A BPP Law School student who was caught with £45,000 worth of high-strength cocaine has been spared jail after she told the court she was just given it to “look after”.
Nishat Shaki (pictured above), a second-year LLB-er from Spitalfields east London, was caught with two golf ball-sized wraps of the white stuff back in the summer of 2014.
A police patrol in the Isle of Dogs area of London spotted an unnamed friend of Shaki placing a bag in some bushes. While questioning the teen, Shaki approached police, and informed them that she had been given the bag to look after. The Crown did not dispute this fact.
Astonishingly, police later discovered the cocaine was between 55% and 75% in purity and had a street value of almost £45,000.
The aspiring barrister — who according to her LinkedIn profile spent three months as a junior clerk at London’s Temple Court Chambers last year — was due to stand trial at the Old Bailey in April, but plead guilty to possession of Class A drug with intent on the first day.
According to the Mail Online, the 20-year-old’s barrister Will Noble told the court that Shaki’s aspirations of becoming a lawyer had “all but gone”. Continuing, he said:
She approached the police and told the truth, implicating herself and thereby exonerating her friend in circumstances when there was no other evidence. It was a courageous and decent thing to have done in circumstances where her future aspirations to become a lawyer would be severely damaged.
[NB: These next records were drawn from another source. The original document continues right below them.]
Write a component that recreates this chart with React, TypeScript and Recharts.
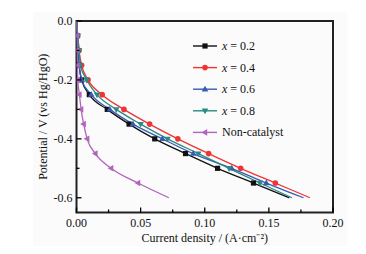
import React from "react";
import { LineChart, Line, XAxis, YAxis, ReferenceArea, Label } from "recharts";

// potential steps (V vs Hg/HgO)
const potentials = [0, -0.05, -0.1, -0.15, -0.2, -0.25, -0.3, -0.35, -0.4, -0.45, -0.5, -0.55, -0.6];

// current density (A/cm2) at each potential step
const currentX02 = [0, 0.0005, 0.001, 0.002, 0.004, 0.01, 0.024, 0.041, 0.061, 0.085, 0.11, 0.138, 0.166];
const currentX04 = [0, 0.001, 0.002, 0.004, 0.009, 0.02, 0.037, 0.057, 0.079, 0.103, 0.128, 0.155, 0.182];
const currentX06 = [0, 0.0005, 0.001, 0.002, 0.004, 0.0115, 0.026, 0.044, 0.067, 0.091, 0.121, 0.148, 0.177];
const currentX08 = [0, 0.001, 0.002, 0.003, 0.008, 0.016, 0.031, 0.05, 0.071, 0.095, 0.119, 0.143, 0.168];
const currentNone = [0, 0.0003, 0.0005, 0.0007, 0.001, 0.0023, 0.0036, 0.0056, 0.0083, 0.0147, 0.027, 0.048, 0.072];

const xTicks = [0, 0.025, 0.05, 0.075, 0.1, 0.125, 0.15, 0.175, 0.2];
const yTicks = [0, -0.1, -0.2, -0.3, -0.4, -0.5, -0.6];

const FONT = "'Liberation Serif', 'Times New Roman', serif";

type Marker = "square" | "circle" | "up" | "down" | "left";

const series: { key: string; name: string; italic: boolean; color: string; marker: Marker; values: number[] }[] = [
  { key: "x02", name: "0.2", italic: true, color: "#111111", marker: "square", values: currentX02 },
  { key: "x04", name: "0.4", italic: true, color: "#f03434", marker: "circle", values: currentX04 },
  { key: "x06", name: "0.6", italic: true, color: "#3a5bb2", marker: "up", values: currentX06 },
  { key: "x08", name: "0.8", italic: true, color: "#2a8a84", marker: "down", values: currentX08 },
  { key: "none", name: "Non-catalyst", italic: false, color: "#b064bc", marker: "left", values: currentNone },
];

function toPoints(values: number[]) {
  return values.map((x, i) => ({ x, y: potentials[i] }));
}

function drawMarker(kind: Marker, cx: number, cy: number, color: string) {
  const s = 3;
  switch (kind) {
    case "square":
      return <rect x={cx - 2.6} y={cy - 2.6} width={5.2} height={5.2} fill={color} />;
    case "circle":
      return <circle cx={cx} cy={cy} r={2.8} fill={color} />;
    case "up":
      return <polygon points={`${cx},${cy - s - 0.5} ${cx - s - 0.3},${cy + s - 0.8} ${cx + s + 0.3},${cy + s - 0.8}`} fill={color} />;
    case "down":
      return <polygon points={`${cx},${cy + s + 0.5} ${cx - s - 0.3},${cy - s + 0.8} ${cx + s + 0.3},${cy - s + 0.8}`} fill={color} />;
    case "left":
      return <polygon points={`${cx - s - 0.5},${cy} ${cx + s - 0.8},${cy - s - 0.3} ${cx + s - 0.8},${cy + s + 0.3}`} fill={color} />;
  }
}

const XTick = (props: any) => {
  const { x, y, payload } = props;
  const v = payload.value;
  const major = Math.round(v * 1000) % 50 === 0;
  return (
    <g>
      <line x1={x} x2={x} y1={y} y2={y - (major ? 5 : 3)} stroke="#000" strokeWidth={1.3} />
      {major && (
        <text x={x} y={y + 14} textAnchor="middle" fontSize={12} fontFamily={FONT} fill="#111">
          {v.toFixed(2)}
        </text>
      )}
    </g>
  );
};

const YTick = (props: any) => {
  const { x, y, payload } = props;
  const v = payload.value;
  const major = Math.round(Math.abs(v) * 10) % 2 === 0;
  return (
    <g>
      <line x1={x} x2={x + (major ? 5 : 3)} y1={y} y2={y} stroke="#000" strokeWidth={1.3} />
      {major && (
        <text x={x - 4} y={y + 4} textAnchor="end" fontSize={12} fontFamily={FONT} fill="#111">
          {v.toFixed(1)}
        </text>
      )}
    </g>
  );
};

function ChartLegend() {
  return (
    <svg width={140} height={110} style={{ position: "absolute", left: 188, top: 36 }}>
      {series.map((s, i) => {
        const cy = 10 + i * 21.6;
        return (
          <g key={s.key}>
            <line x1={5} x2={29} y1={cy} y2={cy} stroke={s.color} strokeWidth={1.4} />
            {drawMarker(s.marker, 17, cy, s.color)}
            <text x={34} y={cy + 4} fontSize={12} fontFamily={FONT} fill="#111">
              {s.italic ? (
                <>
                  <tspan fontStyle="italic">x</tspan>
                  {" = " + s.name}
                </>
              ) : (
                s.name
              )}
            </text>
          </g>
        );
      })}
    </svg>
  );
}

export default function App() {
  return (
    <div style={{ position: "relative", width: 366, height: 254, margin: -8, background: "#fff" }}>
      <div style={{ position: "absolute", left: 33, top: 12, width: 314, height: 236, background: "#fbfbfb" }} />
      <div style={{ position: "absolute", left: 0, top: 0 }}>
        <LineChart width={366} height={254} margin={{ top: 21, right: 33, left: 0, bottom: 0 }}>
          <XAxis
            type="number"
            dataKey="x"
            domain={[0, 0.2]}
            ticks={xTicks}
            interval={0}
            height={41.5}
            axisLine={false}
            tickLine={false}
            tickSize={0}
            tickMargin={0}
            tick={<XTick />}
            allowDataOverflow
          >
            <Label
              value="Current density / (A·cm⁻²)"
              position="insideBottom"
              offset={12}
              style={{ fontSize: 12, fontFamily: FONT, fill: "#111" }}
            />
          </XAxis>
          <YAxis
            type="number"
            dataKey="y"
            domain={[-0.65, 0]}
            ticks={yTicks}
            interval={0}
            width={76.5}
            axisLine={false}
            tickLine={false}
            tickSize={0}
            tickMargin={0}
            tick={<YTick />}
            allowDataOverflow
          >
            <Label
              value="Potential / V (vs Hg/HgO)"
              angle={-90}
              position="insideLeft"
              offset={43}
              style={{ fontSize: 12, fontFamily: FONT, fill: "#111", textAnchor: "middle" }}
            />
          </YAxis>
          {series.map((s) => {
            const pts = toPoints(s.values);
            return (
              <Line
                key={s.key}
                data={pts}
                dataKey="y"
                name={s.name}
                type="monotone"
                stroke={s.color}
                strokeWidth={1.3}
                isAnimationActive={false}
                activeDot={false}
                dot={(p: any) => (
                  <g key={`${s.key}-${p.index}`}>
                    {p.index === 0 || p.index === pts.length - 1 ? null : drawMarker(s.marker, p.cx, p.cy, s.color)}
                  </g>
                )}
              />
            );
          })}
          <ReferenceArea
            x1={0}
            x2={0.2}
            y1={-0.65}
            y2={0}
            fill="none"
            fillOpacity={0}
            stroke="#222"
            strokeWidth={2}
            ifOverflow="visible"
          />
        </LineChart>
      </div>
      <ChartLegend />
    </div>
  );
}
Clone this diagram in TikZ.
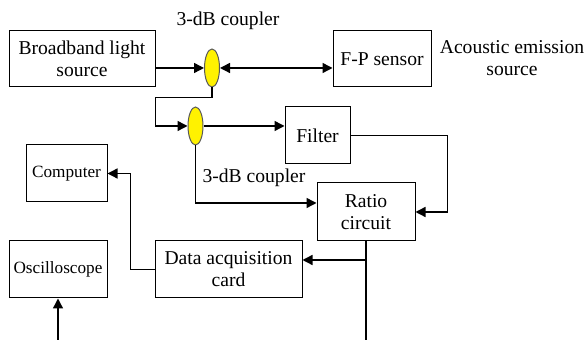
\documentclass[tikz,border=0pt]{standalone}
\usepackage{fontspec}
\setmainfont{Liberation Serif}
\usetikzlibrary{arrows.meta,shapes.geometric,positioning}

\begin{document}
\begin{tikzpicture}[
  x=0.5pt, y=-0.5pt,
  box/.style={
    draw,
    line width=0.5pt,
    align=center,
    inner sep=0pt,
    font=\fontsize{9.8}{11}\selectfont
  },
  smallbox/.style={box, font=\fontsize{8.6}{10}\selectfont},
  coupler/.style={
    ellipse,
    draw=black!65,
    fill=yellow,
    line width=0.5pt,
    inner sep=0pt,
    minimum width=7.5pt,
    minimum height=19pt
  },
  lbl/.style={align=center, inner sep=0pt, font=\fontsize{9.8}{11}\selectfont},
  arrow/.style={-{Triangle[length=5pt,width=5pt]}, line width=0.7pt},
  dblarrow/.style={{Triangle[length=5pt,width=5pt]}-{Triangle[length=5pt,width=5pt]}, line width=0.7pt},
  line/.style={line width=0.7pt}
]
  \useasboundingbox (0,0) rectangle (587,340);

  \node[box, minimum width=73pt, minimum height=28pt] (src) at (82,59) {Broadband light\\source};
  \node[coupler] (cp1) at (212,68) {};
  \node[box, minimum width=49pt, minimum height=28pt] (fp) at (382,59) {F-P sensor};
  \node[lbl] (ae) at (512,58) {Acoustic emission\\source};
  \node[lbl] (cplA) at (228,21) {3-dB coupler};

  \node[coupler] (cp2) at (195.5,126) {};
  \node[box, minimum width=32.5pt, minimum height=28.5pt] (filt) at (317.5,135.5) {Filter};
  \node[lbl] (cplB) at (254,178) {3-dB coupler};
  \node[box, minimum width=49pt, minimum height=29pt] (ratio) at (366,212) {Ratio\\circuit};

  \node[smallbox, minimum width=40.5pt, minimum height=28.5pt] (comp) at (66.5,173.5) {Computer};
  \node[box, minimum width=73.5pt, minimum height=28.5pt] (dac) at (228.5,269.5) {Data acquisition\\card};
  \node[smallbox, minimum width=49pt, minimum height=28.5pt] (osc) at (58,269.5) {Oscilloscope};

  \coordinate (ratioout) at (366,340);
  \coordinate (oscin) at (58,340);
  \coordinate (ratioin) at ([yshift=4.5pt]ratio.west);
  \coordinate (dacin) at ([yshift=4.75pt]dac.east);

  \draw[arrow] (src.east |- cp1) -- (cp1);
  \draw[dblarrow] (cp1) -- (cp1 -| fp.west);
  \draw[arrow] (cp1.south) -- ++(0,10) -| (src.east |- cp2) -- (cp2);
  \draw[arrow] (cp2) -- (cp2 -| filt.west);
  \draw[arrow] (filt.east) -- ++(97,0) |- (ratio.east);
  \draw[arrow] (cp2.south) |- (ratioin);
  \draw[line] (ratio.south) -- (ratioout);
  \draw[arrow] (ratio.south |- dacin) -- (dacin);
  \draw[arrow] (dac.west) -- ++(-24,0) |- (comp.east);
  \draw[arrow] (oscin) -- (osc.south);
\end{tikzpicture}
\end{document}
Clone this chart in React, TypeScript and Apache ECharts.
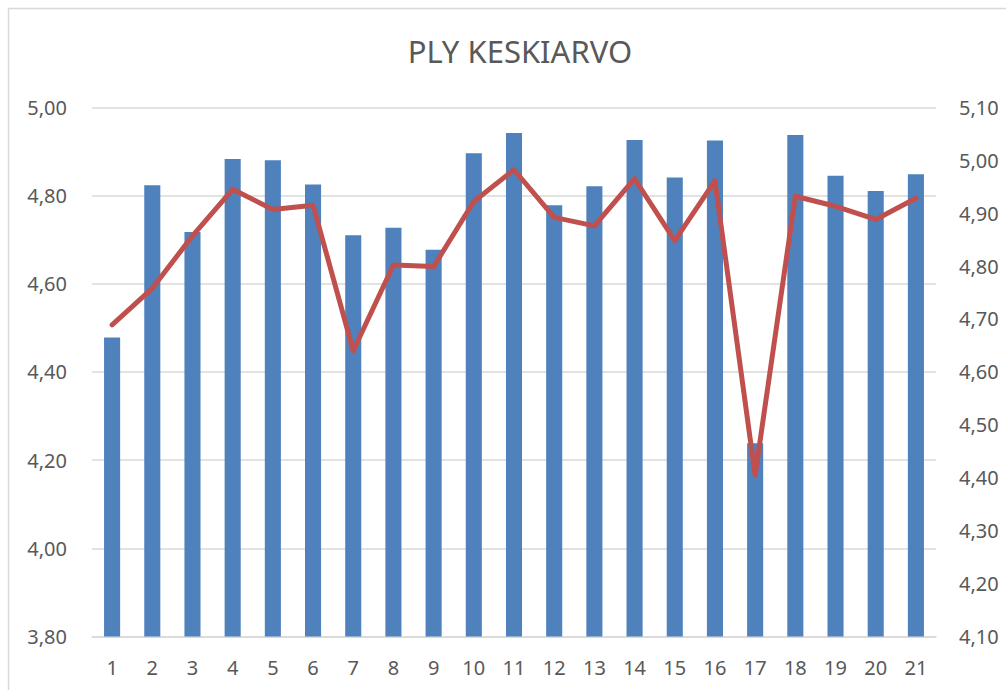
import React, { useEffect, useRef } from "react";
import * as echarts from "echarts";

const categories = ["1","2","3","4","5","6","7","8","9","10","11","12","13","14","15","16","17","18","19","20","21"];
const barValues = [4.478, 4.823, 4.717, 4.883, 4.880, 4.825, 4.710, 4.727, 4.677, 4.896, 4.942, 4.778, 4.821, 4.926, 4.841, 4.925, 4.238, 4.937, 4.845, 4.810, 4.848];
const lineValues = [4.689, 4.758, 4.857, 4.945, 4.907, 4.915, 4.640, 4.802, 4.799, 4.922, 4.982, 4.892, 4.876, 4.965, 4.848, 4.961, 4.405, 4.932, 4.913, 4.888, 4.928];
const title = "PLY KESKIARVO";

const fmt = (v: number) => v.toFixed(2).replace(".", ",");

export default function App() {
  const ref = useRef<HTMLDivElement>(null);
  useEffect(() => {
    if (!ref.current) return;
    const chart = echarts.init(ref.current, null, { renderer: "svg" });
    const font = "'Noto Sans', sans-serif";
    chart.setOption({
      animation: false,
      backgroundColor: "#ffffff",
      title: {
        text: title,
        left: 515,
        textAlign: "center",
        top: 30,
        textStyle: { fontFamily: font, fontSize: 31, fontWeight: "normal", color: "#595959" },
      },
      graphic: [
        {
          type: "rect",
          shape: { x: 8.5, y: 8.5, width: 1100, height: 800 },
          style: { fill: "none", stroke: "#d9d9d9", lineWidth: 1.5 },
          silent: true,
        },
      ],
      grid: { left: 92, right: 70, top: 107.3, bottom: 53.5 },
      xAxis: {
        type: "category",
        data: categories,
        axisLine: { show: true, lineStyle: { color: "#d9d9d9", width: 1.5 } },
        axisTick: { show: false },
        axisLabel: { fontFamily: font, fontSize: 20, color: "#595959", margin: 21 },
      },
      yAxis: [
        {
          type: "value",
          min: 3.8,
          max: 5.0,
          interval: 0.2,
          axisLine: { show: false },
          axisTick: { show: false },
          splitLine: { lineStyle: { color: "#d9d9d9", width: 1.5 } },
          axisLabel: { fontFamily: font, fontSize: 20, color: "#595959", margin: 25, formatter: fmt },
        },
        {
          type: "value",
          min: 4.1,
          max: 5.1,
          interval: 0.1,
          axisLine: { show: false },
          axisTick: { show: false },
          splitLine: { show: false },
          axisLabel: { fontFamily: font, fontSize: 20, color: "#595959", margin: 23, formatter: fmt },
        },
      ],
      series: [
        {
          type: "bar",
          data: barValues,
          yAxisIndex: 0,
          barWidth: "40%",
          itemStyle: { color: "#4F81BD" },
        },
        {
          type: "line",
          data: lineValues,
          yAxisIndex: 1,
          symbol: "none",
          lineStyle: { color: "#C0504D", width: 5, cap: "round", join: "round" },
        },
      ],
    });
    return () => chart.dispose();
  }, []);
  return <div ref={ref} style={{ position: "fixed", left: 0, top: 0, width: 1006, height: 690 }} />;
}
Shaki — who also took part in a legal practice programme at City outfit CMS Cameron McKenna — was slapped with a 21-month suspended sentence and 120 hour community order.
Judge Timothy Pontius told the young law student:
I find it very difficult to understand the level of stupidity that led you to behave in this way when you knew perfectly well you were taking possession of something illegal.
Before adding:
You are coming to the end of your second year of a law degree course but I would be surprised if there wasn’t some adverse effect.